#### Records from a data source:
▼▼▼

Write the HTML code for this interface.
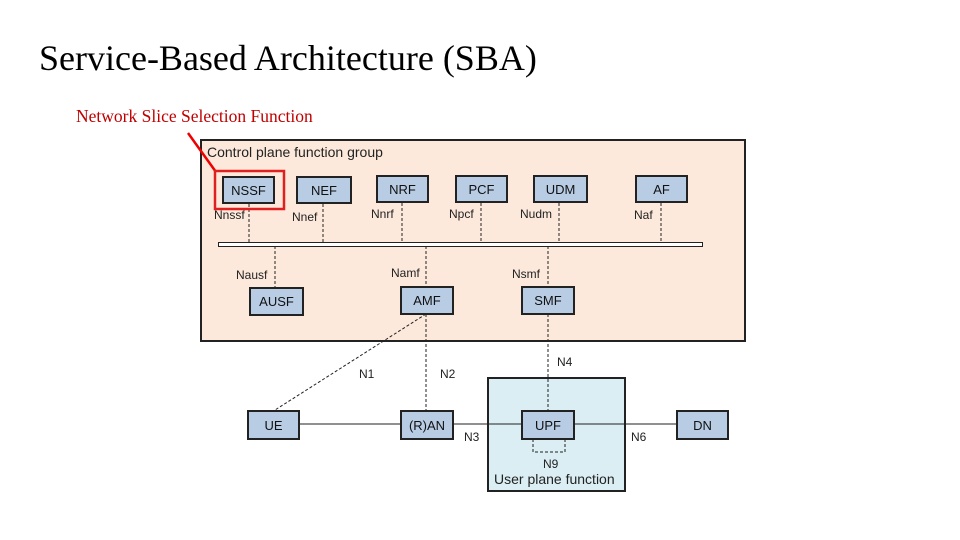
<!DOCTYPE html>
<html><head><style>
body{margin:0;width:960px;height:540px;background:#fff;overflow:hidden;position:relative;font-family:"Liberation Sans",sans-serif}
.t{position:absolute;font-family:"Liberation Serif",serif;white-space:nowrap}
.b{position:absolute;background:#b8cce4;border:2px solid #222;box-sizing:border-box;font-size:13px;display:flex;align-items:center;justify-content:center;color:#111}
.l{position:absolute;font-size:12px;color:#222;white-space:nowrap}
</style></head><body>
<div class="t" style="left:39px;top:37px;font-size:36px">Service-Based Architecture (SBA)</div>
<div class="t" style="left:76px;top:106px;font-size:17.5px;color:#c00000">Network Slice Selection Function</div>
<div style="position:absolute;left:200px;top:139px;width:546px;height:203px;background:#fce9db;border:2px solid #222;box-sizing:border-box"></div>
<div style="position:absolute;left:487px;top:377px;width:139px;height:115px;background:#dbeef4;border:2px solid #222;box-sizing:border-box"></div>
<svg style="position:absolute;left:0;top:0" width="960" height="540">
<g stroke="#222" stroke-width="1" stroke-dasharray="3,2" fill="none">
<line x1="249" y1="204" x2="249" y2="243"/><line x1="323" y1="204" x2="323" y2="243"/>
<line x1="402" y1="203" x2="402" y2="243"/><line x1="481" y1="203" x2="481" y2="243"/>
<line x1="559" y1="203" x2="559" y2="243"/><line x1="661" y1="203" x2="661" y2="243"/>
<line x1="275" y1="246" x2="275" y2="287"/><line x1="426" y1="246" x2="426" y2="286"/>
<line x1="548" y1="246" x2="548" y2="286"/>
<line x1="426" y1="314" x2="426" y2="410"/><line x1="548" y1="314" x2="548" y2="410"/>
<line x1="426" y1="314" x2="275" y2="410"/>
<polyline points="533,439 533,452 565,452 565,439"/>
</g>
<g stroke="#222" stroke-width="1">
<line x1="299" y1="424" x2="400" y2="424"/><line x1="453" y1="424" x2="521" y2="424"/><line x1="574" y1="424" x2="676" y2="424"/>
</g>
<rect x="218.5" y="242.5" width="484" height="4" fill="#fff" stroke="#222"/>
<line x1="188" y1="133" x2="216" y2="172" stroke="#e00" stroke-width="2.5"/>
<rect x="215" y="171" width="69" height="38" fill="none" stroke="#e02020" stroke-width="2.5"/>
</svg>
<div class="l" style="left:207px;top:144px;font-size:14px">Control plane function group</div>
<div class="b" style="left:222px;top:176px;width:53px;height:28px">NSSF</div>
<div class="b" style="left:296px;top:176px;width:56px;height:28px">NEF</div>
<div class="b" style="left:376px;top:175px;width:53px;height:28px">NRF</div>
<div class="b" style="left:455px;top:175px;width:53px;height:28px">PCF</div>
<div class="b" style="left:533px;top:175px;width:55px;height:28px">UDM</div>
<div class="b" style="left:635px;top:175px;width:53px;height:28px">AF</div>
<div class="b" style="left:249px;top:287px;width:55px;height:29px">AUSF</div>
<div class="b" style="left:400px;top:286px;width:54px;height:29px">AMF</div>
<div class="b" style="left:521px;top:286px;width:54px;height:29px">SMF</div>
<div class="b" style="left:247px;top:410px;width:53px;height:30px">UE</div>
<div class="b" style="left:400px;top:410px;width:54px;height:30px">(R)AN</div>
<div class="b" style="left:521px;top:410px;width:54px;height:30px">UPF</div>
<div class="b" style="left:676px;top:410px;width:53px;height:30px">DN</div>
<div class="l" style="left:214px;top:208px">Nnssf</div>
<div class="l" style="left:292px;top:210px">Nnef</div>
<div class="l" style="left:371px;top:207px">Nnrf</div>
<div class="l" style="left:449px;top:207px">Npcf</div>
<div class="l" style="left:520px;top:207px">Nudm</div>
<div class="l" style="left:634px;top:208px">Naf</div>
<div class="l" style="left:236px;top:268px">Nausf</div>
<div class="l" style="left:391px;top:266px">Namf</div>
<div class="l" style="left:512px;top:267px">Nsmf</div>
<div class="l" style="left:359px;top:367px">N1</div>
<div class="l" style="left:440px;top:367px">N2</div>
<div class="l" style="left:557px;top:355px">N4</div>
<div class="l" style="left:464px;top:430px">N3</div>
<div class="l" style="left:631px;top:430px">N6</div>
<div class="l" style="left:543px;top:457px">N9</div>
<div class="l" style="left:494px;top:471px;font-size:14px">User plane function</div>
</body></html>
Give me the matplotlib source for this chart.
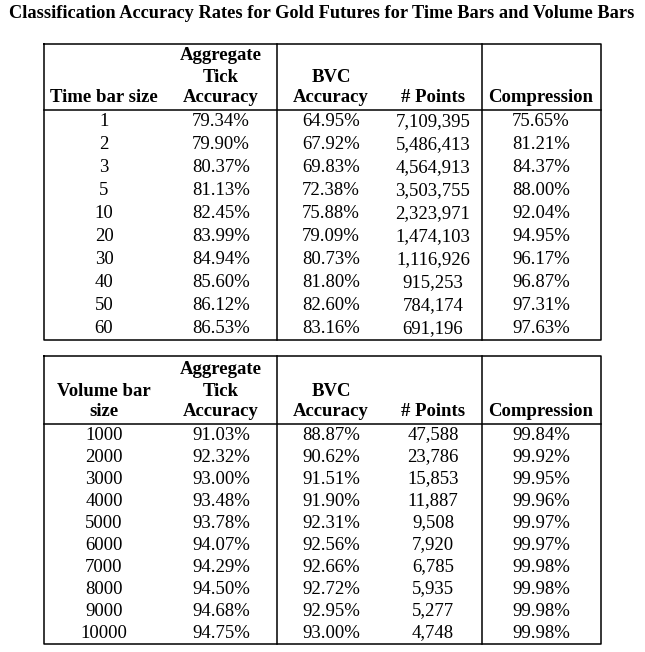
import matplotlib
matplotlib.use("Agg")
import matplotlib.pyplot as plt

title = "Classification Accuracy Rates for Gold Futures for Time Bars and Volume Bars"

time_sizes = ["1", "2", "3", "5", "10", "20", "30", "40", "50", "60"]
time_tick = ["79.34%", "79.90%", "80.37%", "81.13%", "82.45%", "83.99%", "84.94%", "85.60%", "86.12%", "86.53%"]
time_bvc = ["64.95%", "67.92%", "69.83%", "72.38%", "75.88%", "79.09%", "80.73%", "81.80%", "82.60%", "83.16%"]
time_points = ["7,109,395", "5,486,413", "4,564,913", "3,503,755", "2,323,971", "1,474,103", "1,116,926", "915,253", "784,174", "691,196"]
time_comp = ["75.65%", "81.21%", "84.37%", "88.00%", "92.04%", "94.95%", "96.17%", "96.87%", "97.31%", "97.63%"]

vol_sizes = ["1000", "2000", "3000", "4000", "5000", "6000", "7000", "8000", "9000", "10000"]
vol_tick = ["91.03%", "92.32%", "93.00%", "93.48%", "93.78%", "94.07%", "94.29%", "94.50%", "94.68%", "94.75%"]
vol_bvc = ["88.87%", "90.62%", "91.51%", "91.90%", "92.31%", "92.56%", "92.66%", "92.72%", "92.95%", "93.00%"]
vol_points = ["47,588", "23,786", "15,853", "11,887", "9,508", "7,920", "6,785", "5,935", "5,277", "4,748"]
vol_comp = ["99.84%", "99.92%", "99.95%", "99.96%", "99.97%", "99.97%", "99.98%", "99.98%", "99.98%", "99.98%"]

# header lines, top to bottom, per column
time_headers = [["", "", "Time bar size"], ["Aggregate", "Tick", "Accuracy"], ["", "BVC", "Accuracy"],
                ["", "", "# Points"], ["", "", "Compression"]]
vol_headers = [["", "Volume bar", "size"], ["Aggregate", "Tick", "Accuracy"], ["", "BVC", "Accuracy"],
               ["", "", "# Points"], ["", "", "Compression"]]

plt.rcParams['font.family'] = ['Liberation Serif', 'DejaVu Serif']

fig = plt.figure(figsize=(6.45, 6.52), dpi=100)
ax = fig.add_axes([0, 0, 1, 1])
ax.set_xlim(0, 645)
ax.set_ylim(652, 0)
ax.axis('off')

col_x = [104, 221, 331, 433, 541]
left, right = 44, 601
seps = [277, 482]
fs = 13.5
lw = 1.1


def draw_table(top, head_bot, bottom, headers, columns):
    ax.plot([left, right, right, left, left], [top, top, bottom, bottom, top], color='black', lw=lw)
    ax.plot([left, right], [head_bot, head_bot], color='black', lw=lw)
    for x in seps:
        ax.plot([x, x], [top, bottom], color='black', lw=lw)
    for cx, lines in zip(col_x, headers):
        for k, txt in enumerate(reversed(lines)):
            if txt:
                ax.text(cx, head_bot - 12 - 21 * k, txt, ha='center', va='center',
                        fontsize=fs, fontweight='bold')
    n = len(columns[0])
    step = (bottom - head_bot) / n
    for cx, col in zip(col_x, columns):
        for i, val in enumerate(col):
            ax.text(cx, head_bot + step * (i + 0.5), val, ha='center', va='center', fontsize=fs)


ax.text(322, 14, title, ha='center', va='center', fontsize=13.2, fontweight='bold')

draw_table(44, 110, 340, time_headers, [time_sizes, time_tick, time_bvc, time_points, time_comp])
draw_table(356, 424, 644, vol_headers, [vol_sizes, vol_tick, vol_bvc, vol_points, vol_comp])

fig.savefig("out.png", dpi=100)
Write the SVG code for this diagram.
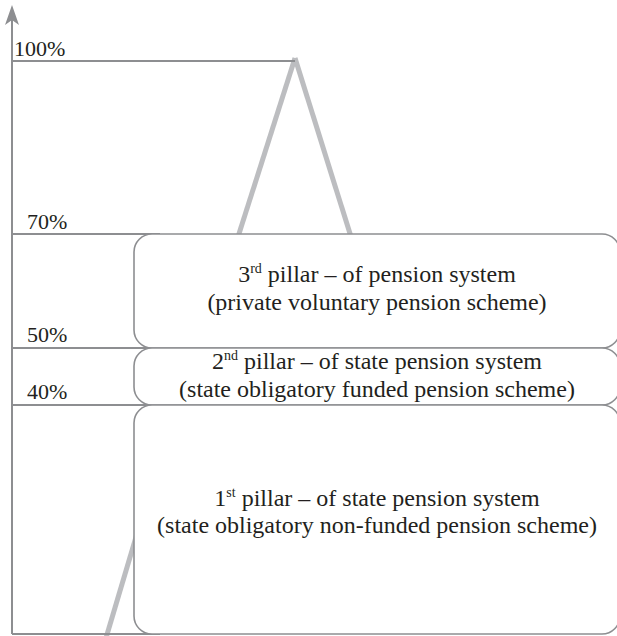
<svg xmlns="http://www.w3.org/2000/svg" width="617" height="636" viewBox="0 0 617 636">
<style>
.ax{stroke:#8d8e91;stroke-width:2;fill:none}
.tri{stroke:#bcbdc0;stroke-width:5;fill:none}
.box{fill:#ffffff;stroke:#8d8e91;stroke-width:1.6}
text{font-family:"Liberation Serif","Times New Roman","DejaVu Serif",serif;fill:#231f20}
.lbl{font-size:22px}
.txt{font-size:24px;text-anchor:middle}
.sup{font-size:14px}
</style>
<g id="connectors">
<line class="tri" x1="295" y1="58" x2="237" y2="240"/>
<line class="tri" x1="295" y1="58" x2="352" y2="240"/>
<line class="tri" x1="106" y1="638" x2="150" y2="490"/>
<line class="ax" x1="12" y1="634" x2="12" y2="18"/>
<polygon points="12,5 19,25 12,20 5,25" fill="#8d8e91"/>
<line class="ax" x1="12" y1="61" x2="295" y2="61"/>
<line class="ax" x1="12" y1="234" x2="160" y2="234"/>
<line class="ax" x1="12" y1="348" x2="153" y2="348"/>
<line class="ax" x1="12" y1="405" x2="153" y2="405"/>
<line class="ax" x1="12" y1="634" x2="160" y2="634"/>
</g>
<g id="labels">
<text class="lbl" x="14" y="56" font-family="Liberation Serif, serif">100%</text>
<text class="lbl" x="27" y="229" font-family="Liberation Serif, serif">70%</text>
<text class="lbl" x="27" y="342" font-family="Liberation Serif, serif">50%</text>
<text class="lbl" x="27" y="399" font-family="Liberation Serif, serif">40%</text>
</g>
<g id="pillar3">
<rect class="box" x="134" y="234" width="486" height="114" rx="18"/>
<text class="txt" x="377" y="282" font-family="Liberation Serif, serif">3<tspan class="sup" dy="-9">rd</tspan><tspan dy="9"> pillar – of pension system</tspan></text>
<text class="txt" x="377" y="310" font-family="Liberation Serif, serif">(private voluntary pension scheme)</text>
</g>
<g id="pillar2">
<rect class="box" x="134" y="348" width="486" height="57" rx="18"/>
<text class="txt" x="377" y="369" font-family="Liberation Serif, serif">2<tspan class="sup" dy="-9">nd</tspan><tspan dy="9"> pillar – of state pension system</tspan></text>
<text class="txt" x="377" y="397" font-family="Liberation Serif, serif">(state obligatory funded pension scheme)</text>
</g>
<g id="pillar1">
<rect class="box" x="134" y="405" width="486" height="229" rx="18"/>
<text class="txt" x="377" y="506" font-family="Liberation Serif, serif">1<tspan class="sup" dy="-9">st</tspan><tspan dy="9"> pillar – of state pension system</tspan></text>
<text class="txt" x="377" y="533" font-family="Liberation Serif, serif">(state obligatory non-funded pension scheme)</text>
</g>
</svg>
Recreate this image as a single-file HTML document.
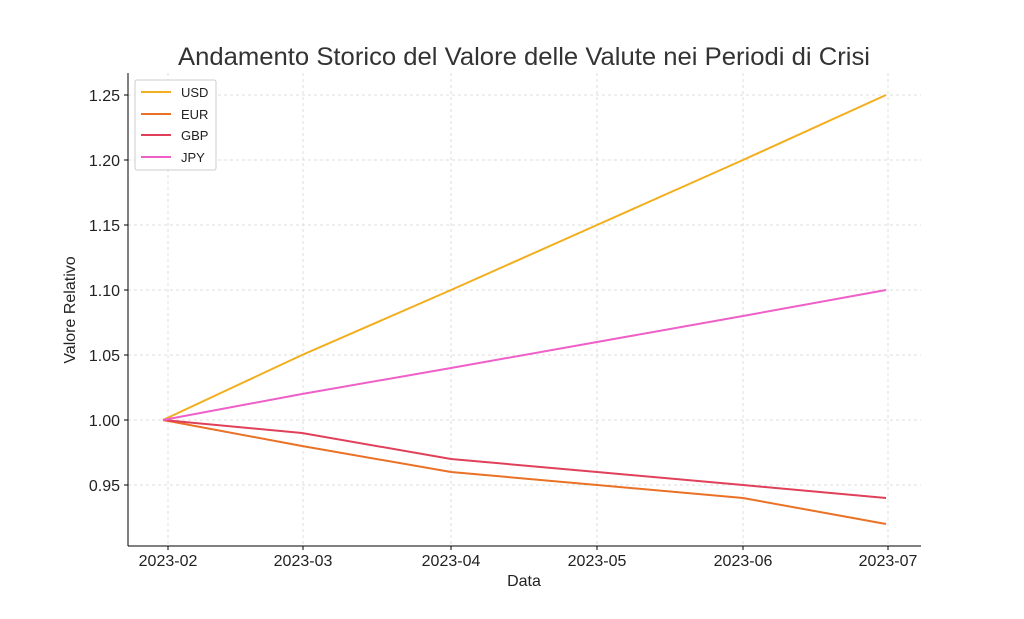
<!DOCTYPE html>
<html><head><meta charset="utf-8"><style>body{margin:0;background:#fff}</style></head><body>
<svg width="1024" height="614" xmlns="http://www.w3.org/2000/svg" font-family="Liberation Sans, DejaVu Sans, sans-serif">
<rect width="1024" height="614" fill="#fff"/>
<g stroke="#d4d4d4" stroke-dasharray="3,3" stroke-width="0.8">
<line x1="168" y1="73" x2="168" y2="546"/><line x1="303" y1="73" x2="303" y2="546"/>
<line x1="451" y1="73" x2="451" y2="546"/><line x1="597" y1="73" x2="597" y2="546"/>
<line x1="743" y1="73" x2="743" y2="546"/><line x1="888" y1="73" x2="888" y2="546"/>
<line x1="128" y1="95" x2="921" y2="95"/><line x1="128" y1="160" x2="921" y2="160"/>
<line x1="128" y1="225" x2="921" y2="225"/><line x1="128" y1="290" x2="921" y2="290"/>
<line x1="128" y1="355" x2="921" y2="355"/><line x1="128" y1="420" x2="921" y2="420"/>
<line x1="128" y1="485" x2="921" y2="485"/>
</g>
<g fill="none" stroke-width="2">
<polyline stroke="#f2ae1c" points="163,420 302,355 451,290 597,225 743,160 886,95"/>
<polyline stroke="#ea7125" points="163,420 302,446 451,472 597,485 743,498 886,524"/>
<polyline stroke="#e0405a" points="163,420 302,433 451,459 597,472 743,485 886,498"/>
<polyline stroke="#ef5fc8" points="163,420 302,394 451,368 597,342 743,316 886,290"/>
</g>
<g stroke="#000" stroke-width="1">
<line x1="128" y1="73" x2="128" y2="546"/><line x1="128" y1="546" x2="921" y2="546"/>
<line x1="124" y1="95" x2="128" y2="95"/><line x1="124" y1="160" x2="128" y2="160"/><line x1="124" y1="225" x2="128" y2="225"/>
<line x1="124" y1="290" x2="128" y2="290"/><line x1="124" y1="355" x2="128" y2="355"/><line x1="124" y1="420" x2="128" y2="420"/><line x1="124" y1="485" x2="128" y2="485"/>
<line x1="168" y1="546" x2="168" y2="550"/><line x1="303" y1="546" x2="303" y2="550"/><line x1="451" y1="546" x2="451" y2="550"/>
<line x1="597" y1="546" x2="597" y2="550"/><line x1="743" y1="546" x2="743" y2="550"/><line x1="888" y1="546" x2="888" y2="550"/>
</g>
<g font-size="16" fill="#222" text-anchor="end">
<text x="120" y="101">1.25</text><text x="120" y="166">1.20</text><text x="120" y="231">1.15</text>
<text x="120" y="296">1.10</text><text x="120" y="361">1.05</text><text x="120" y="426">1.00</text><text x="120" y="491">0.95</text>
</g>
<g font-size="16" fill="#222" text-anchor="middle">
<text x="168" y="566">2023-02</text><text x="303" y="566">2023-03</text><text x="451" y="566">2023-04</text>
<text x="597" y="566">2023-05</text><text x="743" y="566">2023-06</text><text x="888" y="566">2023-07</text>
<text x="524" y="586">Data</text>
<text x="524" y="65" font-size="25" fill="#333" textLength="692" lengthAdjust="spacingAndGlyphs">Andamento Storico del Valore delle Valute nei Periodi di Crisi</text>
<text transform="translate(75,310) rotate(-90)">Valore Relativo</text>
</g>
<rect x="135" y="80" width="81" height="90" fill="#fff" stroke="#ccc" rx="2"/>
<g stroke-width="2">
<line x1="141" y1="92" x2="171" y2="92" stroke="#f2ae1c"/>
<line x1="141" y1="114" x2="171" y2="114" stroke="#ea7125"/>
<line x1="141" y1="135" x2="171" y2="135" stroke="#e0405a"/>
<line x1="141" y1="157" x2="171" y2="157" stroke="#ef5fc8"/>
</g>
<g font-size="13" fill="#222">
<text x="181" y="97">USD</text><text x="181" y="119">EUR</text><text x="181" y="140">GBP</text><text x="181" y="162">JPY</text>
</g>
</svg>
</body></html>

▲▲▲

#### Task to complete:
From the line containing "Give me the matplotlib source for this chart." to the line containing "Accuracy Rates for", both lines included, give the text again exactly, without any pictures.

#### Full output:
Give me the matplotlib source for this chart.
import matplotlib
matplotlib.use("Agg")
import matplotlib.pyplot as plt

title = "Classification Accuracy Rates for Gold Futures for Time Bars and Volume Bars"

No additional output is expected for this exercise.